[begin Data listing]

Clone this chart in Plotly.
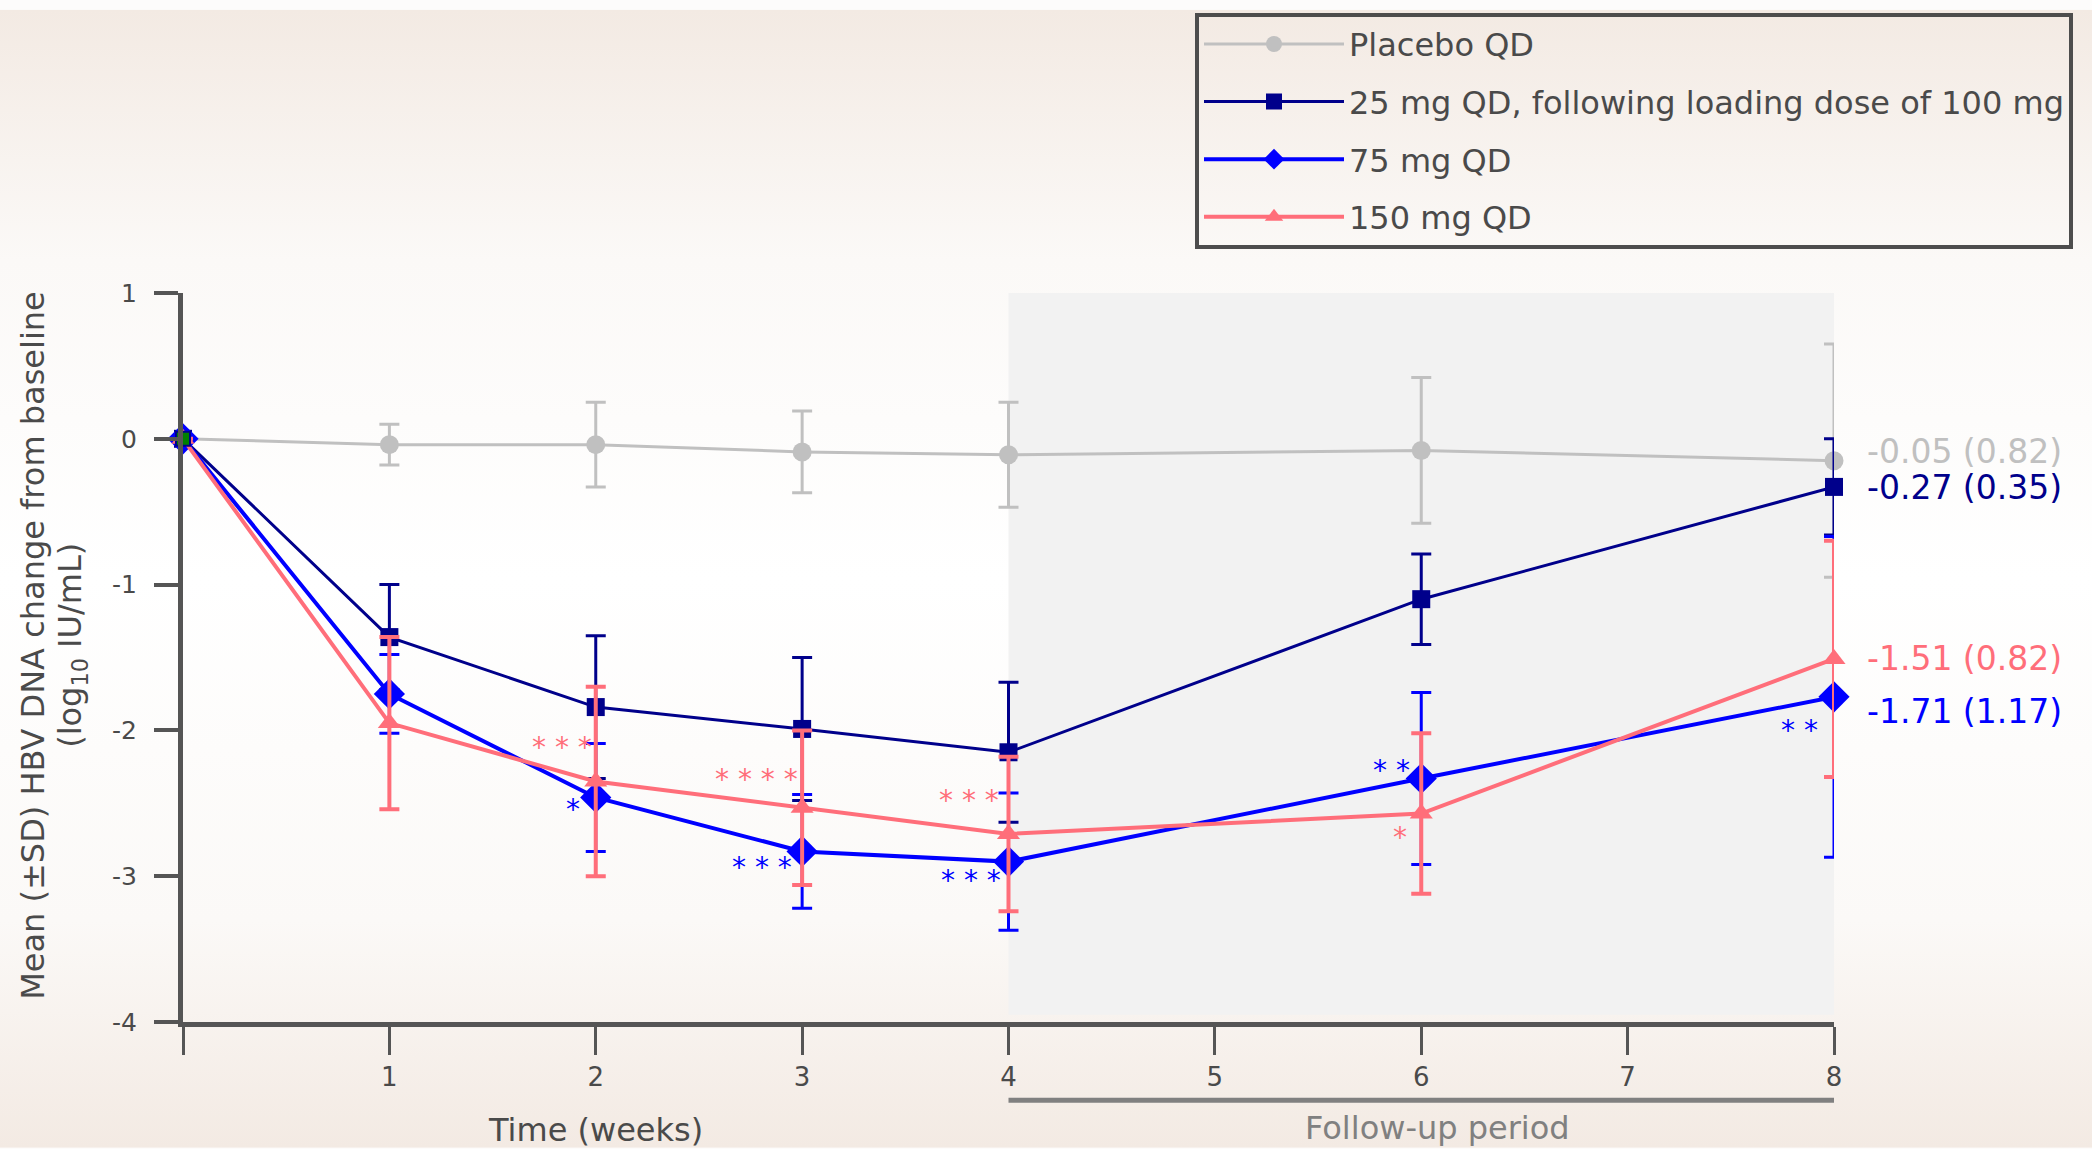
import base64
import plotly.graph_objects as go

# ---------------- data ----------------
weeks = [0, 1, 2, 3, 4, 6, 8]
x_ticks = [1, 2, 3, 4, 5, 6, 7, 8]
x_tick_text = ["1", "2", "3", "4", "5", "6", "7", "8"]
y_ticks = [-4, -3, -2, -1, 0, 1]
y_tick_text = ["-4", "-3", "-2", "-1", "0", "1"]

series_names = ["Placebo QD", "25 mg QD, following loading dose of 100 mg", "75 mg QD", "150 mg QD"]

placebo_mean = [0, -0.04, -0.04, -0.09, -0.11, -0.08, -0.15]
placebo_sd = [0, 0.14, 0.29, 0.28, 0.36, 0.50, 0.80]

mg25_mean = [0, -1.36, -1.84, -1.99, -2.15, -1.10, -0.33]
mg25_sd = [0, 0.36, 0.49, 0.49, 0.48, 0.31, 0.33]

mg75_mean = [0, -1.75, -2.46, -2.83, -2.90, -2.33, -1.77]
mg75_sd = [0, 0.27, 0.37, 0.39, 0.47, 0.59, 1.10]

mg150_mean = [0, -1.95, -2.35, -2.53, -2.71, -2.57, -1.51]
mg150_sd = [0, 0.59, 0.65, 0.53, 0.53, 0.55, 0.81]

stars_75 = ["", "", "*", "***", "***", "**", "**"]
stars_150 = ["", "", "***", "****", "***", "*", ""]

final_labels = ["-0.05 (0.82)", "-0.27 (0.35)", "-1.71 (1.17)", "-1.51 (0.82)"]

baseline_week = [0]
baseline_value = [0]

followup_start, followup_end = 4, 8

# ---------------- style ----------------
W, H = 2092, 1149
L, R, T, B = 183, 258, 286, 127
PW, PH = W - L - R, H - T - B

C_PLA = "#c0c0c0"
C_25 = "#00008b"
C_75 = "#0000ff"
C_150 = "#ff6e7a"
AXC = "#555555"
TXT = "#4a4a4a"
FONT = "DejaVu Sans, Verdana, sans-serif"

fig = go.Figure()


def add_series(name, mean, sd, color, symbol, msize, lw, ew, group):
    fig.add_trace(go.Scatter(
        x=weeks, y=mean, name=name, mode="lines+markers",
        line=dict(color=color, width=lw),
        marker=dict(symbol=symbol, size=msize, color=color),
        error_y=dict(type="data", array=sd, visible=True, color=color,
                     thickness=ew, width=10),
        cliponaxis=False, legendgroup=group,
    ))


add_series(series_names[0], placebo_mean, placebo_sd, C_PLA, "circle", 19, 3, 3, "a")
add_series(series_names[1], mg25_mean, mg25_sd, C_25, "square", 18, 3, 3, "b")
add_series(series_names[2], mg75_mean, mg75_sd, C_75, "diamond", 24, 4, 3, "c")
add_series(series_names[3], mg150_mean, mg150_sd, C_150, "triangle-up", 20, 4, 4, "d")

fig.add_trace(go.Scatter(
    x=baseline_week, y=baseline_value, mode="markers", showlegend=False,
    marker=dict(symbol="square", size=14, color="#008000", line=dict(color=C_25, width=2)),
    cliponaxis=False, hoverinfo="skip",
))

# background gradient
svg = ('<svg xmlns="http://www.w3.org/2000/svg" width="100" height="100" preserveAspectRatio="none">'
       '<defs><linearGradient id="g" x1="0" y1="0" x2="0" y2="1">'
       '<stop offset="0" stop-color="#f3eae3"/>'
       '<stop offset="0.22" stop-color="#fbf9f7"/>'
       '<stop offset="0.5" stop-color="#ffffff"/>'
       '<stop offset="0.8" stop-color="#fbf9f7"/>'
       '<stop offset="1" stop-color="#f3eae3"/>'
       '</linearGradient></defs><rect width="100" height="100" fill="url(#g)"/></svg>')
src = "data:image/svg+xml;base64," + base64.b64encode(svg.encode()).decode()
fig.add_layout_image(dict(
    source=src, xref="paper", yref="paper",
    x=-L / PW, y=1 + T / PH, sizex=W / PW, sizey=H / PH,
    xanchor="left", yanchor="top", sizing="stretch", layer="below",
))

# follow-up shading
fig.add_shape(type="rect", xref="x", yref="y", x0=followup_start, x1=followup_end + 0.01,
              y0=y_ticks[0] + 0.05, y1=y_ticks[-1], fillcolor="#f2f2f2",
              line=dict(width=0), layer="below")
# follow-up bar
fig.add_shape(type="line", xref="x", yref="paper", x0=followup_start, x1=followup_end,
              y0=-79 / PH, y1=-79 / PH, line=dict(color="#808080", width=5))

annotations = []


def star_ann(stars, mean, color, offsets):
    for wk, s, m, off in zip(weeks, stars, mean, offsets):
        if not s:
            continue
        annotations.append(dict(
            x=wk, y=m, xref="x", yref="y", text=" ".join(s), showarrow=False,
            xanchor="right", yanchor="middle", xshift=off[0], yshift=off[1],
            font=dict(family=FONT, size=28, color=color),
        ))


star_ann(stars_75, mg75_mean, C_75,
         [None, None, (-14, -12), (-8, -16), (-6, -19), (-9, 8), (-14, -34)])
star_ann(stars_150, mg150_mean, C_150,
         [None, None, (-2, 34), (-2, 28), (-8, 33), (-12, -24), None])

# end labels
for lab, m, col, ys in zip(final_labels,
                           [placebo_mean[-1], mg25_mean[-1], mg75_mean[-1], mg150_mean[-1]],
                           [C_PLA, C_25, C_75, C_150], [9, -1, -15, 0]):
    annotations.append(dict(
        x=weeks[-1], y=m, xref="x", yref="y", text=lab, showarrow=False,
        xanchor="left", yanchor="middle", xshift=31, yshift=ys,
        font=dict(family=FONT, size=33, color=col),
    ))

# axis titles
annotations.append(dict(x=2, y=0, xref="x", yref="paper", text="Time (weeks)", showarrow=False,
                        xanchor="center", yanchor="middle", yshift=-108,
                        font=dict(family=FONT, size=32, color=TXT)))
annotations.append(dict(x=6.08, y=0, xref="x", yref="paper", text="Follow-up period", showarrow=False,
                        xanchor="center", yanchor="middle", yshift=-106,
                        font=dict(family=FONT, size=32, color="#808080")))
annotations.append(dict(x=0, y=0.516, xref="paper", yref="paper",
                        text="Mean (±SD) HBV DNA change from baseline", showarrow=False,
                        textangle=-90, xanchor="center", yanchor="middle", xshift=-150,
                        font=dict(family=FONT, size=32, color=TXT)))
annotations.append(dict(x=0, y=0.516, xref="paper", yref="paper",
                        text="(log<sub>10</sub> IU/mL)", showarrow=False,
                        textangle=-90, xanchor="center", yanchor="middle", xshift=-111,
                        font=dict(family=FONT, size=32, color=TXT)))

fig.update_layout(
    width=W, height=H,
    margin=dict(l=L, r=R, t=T, b=B),
    paper_bgcolor="#fdfcfb", plot_bgcolor="rgba(0,0,0,0)",
    showlegend=True,
    legend=dict(
        x=(1195 - L) / PW, y=1 + (T - 3) / PH, xanchor="left", yanchor="top",
        bgcolor="rgba(0,0,0,0)", bordercolor="#4d4d4d", borderwidth=4,
        font=dict(family=FONT, size=32, color=TXT),
        tracegroupgap=13, itemwidth=140,
    ),
    annotations=annotations,
    xaxis=dict(
        range=[0, 8], tickvals=x_ticks, ticktext=x_tick_text,
        showline=True, linecolor=AXC, linewidth=5,
        ticks="outside", ticklen=28, tickwidth=3, tickcolor=AXC,
        minor=dict(tickvals=[0], ticks="outside", ticklen=28, tickwidth=3, tickcolor=AXC),
        showgrid=False, zeroline=False,
        tickfont=dict(family=FONT, size=26, color=TXT),
    ),
    yaxis=dict(
        range=[-4, 1], tickvals=y_ticks, ticktext=y_tick_text,
        showline=True, linecolor=AXC, linewidth=5,
        ticks="outside", ticklen=24, tickwidth=4, tickcolor=AXC,
        showgrid=False, zeroline=False,
        tickfont=dict(family=FONT, size=25, color=TXT),
        ticklabelstandoff=12,
    ),
)

fig.write_html("out.html", config={"displayModeBar": False},
               post_script="document.body.style.margin='0';")
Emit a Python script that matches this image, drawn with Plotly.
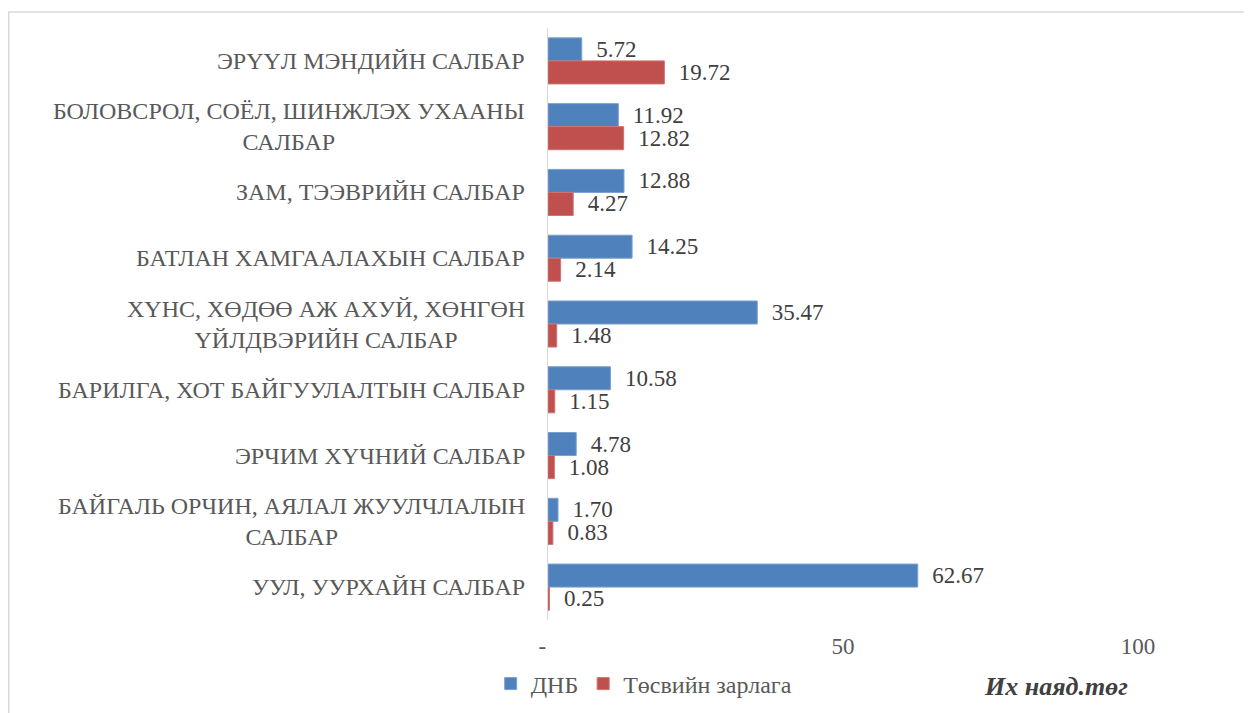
import plotly.graph_objects as go

categories = [
    "ЭРҮҮЛ МЭНДИЙН САЛБАР",
    "БОЛОВСРОЛ, СОЁЛ, ШИНЖЛЭХ УХААНЫ<br>САЛБАР",
    "ЗАМ, ТЭЭВРИЙН САЛБАР",
    "БАТЛАН ХАМГААЛАХЫН САЛБАР",
    "ХҮНС, ХӨДӨӨ АЖ АХУЙ, ХӨНГӨН<br>ҮЙЛДВЭРИЙН САЛБАР",
    "БАРИЛГА, ХОТ БАЙГУУЛАЛТЫН САЛБАР",
    "ЭРЧИМ ХҮЧНИЙ САЛБАР",
    "БАЙГАЛЬ ОРЧИН, АЯЛАЛ ЖУУЛЧЛАЛЫН<br>САЛБАР",
    "УУЛ, УУРХАЙН САЛБАР",
]
dnb = [5.72, 11.92, 12.88, 14.25, 35.47, 10.58, 4.78, 1.70, 62.67]
budget = [19.72, 12.82, 4.27, 2.14, 1.48, 1.15, 1.08, 0.83, 0.25]
tick_vals = [0, 50, 100]
tick_text = ["-\u00a0\u00a0", "50", "100"]

FONT = "Liberation Serif"
ids = [str(i) for i in range(len(categories))]

fig = go.Figure()
fig.add_trace(go.Bar(
    name="ДНБ", y=ids, x=dnb, orientation="h",
    marker=dict(color="#4F81BD", line=dict(color="#7BA0CD", width=1)),
    texttemplate="\u00a0\u00a0%{x:.2f}", textposition="outside",
    textfont=dict(family=FONT, size=23, color="#404040"),
    constraintext="none", cliponaxis=False,
))
fig.add_trace(go.Bar(
    name="Төсвийн зарлага", y=ids, x=budget, orientation="h",
    marker=dict(color="#C0504D", line=dict(color="#CD7371", width=1)),
    texttemplate="\u00a0\u00a0%{x:.2f}", textposition="outside",
    textfont=dict(family=FONT, size=23, color="#404040"),
    constraintext="none", cliponaxis=False,
))

annotations = []
for cid, lab in zip(ids, categories):
    annotations.append(dict(
        x=-0.035, xref="paper", y=cid, yref="y", text=lab, showarrow=False,
        xanchor="right", yanchor="middle", align="center",
        font=dict(family=FONT, size=24, color="#595959"),
    ))
annotations.append(dict(
    x=0.986, xref="paper", y=-0.1127, yref="paper", text="Их наяд.төг",
    showarrow=False, xanchor="right", yanchor="middle",
    font=dict(family=FONT, size=26, color="#404040", weight="bold", style="italic"),
))

fig.update_layout(
    width=1244, height=705,
    margin=dict(l=540, r=114, t=20, b=93, autoexpand=False),
    paper_bgcolor="white", plot_bgcolor="white",
    barmode="group", bargap=0.3, bargroupgap=0,
    font=dict(family=FONT, size=24, color="#595959"),
    xaxis=dict(range=[0, 100], tickvals=tick_vals, ticktext=tick_text,
               showgrid=False, zeroline=False, showline=False, ticks="",
               ticklabelstandoff=10, automargin=False,
               tickfont=dict(family=FONT, size=23, color="#595959")),
    yaxis=dict(categoryorder="array", categoryarray=ids, autorange="reversed",
               showticklabels=False, showgrid=False, zeroline=False, automargin=False,
               showline=True, linecolor="#D9D9D9", linewidth=1, ticks=""),
    legend=dict(orientation="h", xref="container", yref="container",
                x=0.511, xanchor="center", y=0.0411, yanchor="middle",
                itemwidth=30,
                font=dict(family=FONT, size=24, color="#595959"), traceorder="normal"),
    annotations=annotations,
    shapes=[dict(type="rect", xref="paper", yref="paper",
                 x0=-0.914, x1=1.25, y0=1.027, y1=-0.2,
                 line=dict(color="#D9D9D9", width=1.5), layer="below")],
    showlegend=True,
)

fig.write_html("out.html")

[end Data listing]

Problem requirements
Repeat the listing above from its first line through the line that contains "mg150_sd = [0, 0.59, 0.65, 0.53, 0.53, 0.55, 0.81]", both included, and nothing more. Drop the pictures.

Problem solution
Clone this chart in Plotly.
import base64
import plotly.graph_objects as go

# ---------------- data ----------------
weeks = [0, 1, 2, 3, 4, 6, 8]
x_ticks = [1, 2, 3, 4, 5, 6, 7, 8]
x_tick_text = ["1", "2", "3", "4", "5", "6", "7", "8"]
y_ticks = [-4, -3, -2, -1, 0, 1]
y_tick_text = ["-4", "-3", "-2", "-1", "0", "1"]

series_names = ["Placebo QD", "25 mg QD, following loading dose of 100 mg", "75 mg QD", "150 mg QD"]

placebo_mean = [0, -0.04, -0.04, -0.09, -0.11, -0.08, -0.15]
placebo_sd = [0, 0.14, 0.29, 0.28, 0.36, 0.50, 0.80]

mg25_mean = [0, -1.36, -1.84, -1.99, -2.15, -1.10, -0.33]
mg25_sd = [0, 0.36, 0.49, 0.49, 0.48, 0.31, 0.33]

mg75_mean = [0, -1.75, -2.46, -2.83, -2.90, -2.33, -1.77]
mg75_sd = [0, 0.27, 0.37, 0.39, 0.47, 0.59, 1.10]

mg150_mean = [0, -1.95, -2.35, -2.53, -2.71, -2.57, -1.51]
mg150_sd = [0, 0.59, 0.65, 0.53, 0.53, 0.55, 0.81]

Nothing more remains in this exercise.